MS: We believe multi-sectoral partnerships work best when philanthropy plays the role of facilitator, the private sector acts as the accelerator, the government as the builder and the community is at the center as the expert. Communities should direct us toward the solutions that will work best for them.

MS: The philanthropic complex often leans on deficit frames to grab attention and create momentum. Narrative and language like “funder” and “beneficiary” set up a hierarchical relationship. It feels very different to identify as a partner than it does a beneficiary. How can we be better co-conspirators?

MMA: One thing that struck me when we first talked to indigenous communities about poverty and being “marginalized” in Hunza, Pakistan, years ago, was they didn’t believe they were either. The more time I spent with them, the more I realized how skewed our lenses and colonized our approaches were. My team and I started to see the poverty of morality and imagination of our more privileged worlds. This was not to say there isn’t actual resource scarcity. But what’s different is how they view their world, circumstances and sense of agency. Scarcity was part of their material reality, but abundance defines their mindset. The culture is built on sharing, communal resource ownership and having each other's backs.

Seeing this truly shifted our organization’s worldview from looking at the community as people we need to support to those who are keepers of deep knowledge and wisdom worthy of absolute protection. When we changed our perspective from the beneficiary to the co-conspirator model, the quality and impact of our work shifted drastically.

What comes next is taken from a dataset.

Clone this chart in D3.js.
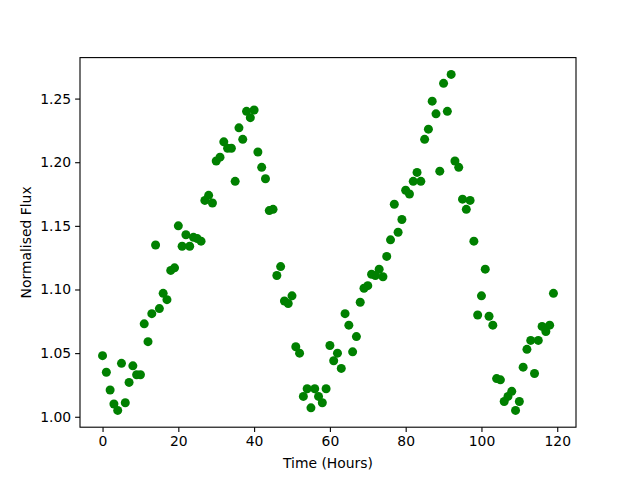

The same shift in lenses and world views for funders sitting on multimillion- or multibillion-dollar endowments hold tremendous potential for systems change. Understanding communities in their true historical context (people who have had resources, including land, stolen) and recognizing their capacity to solve their problems (once their access to resources is restored) is a much-needed paradigmatic shift for both funders and those seeking those funds.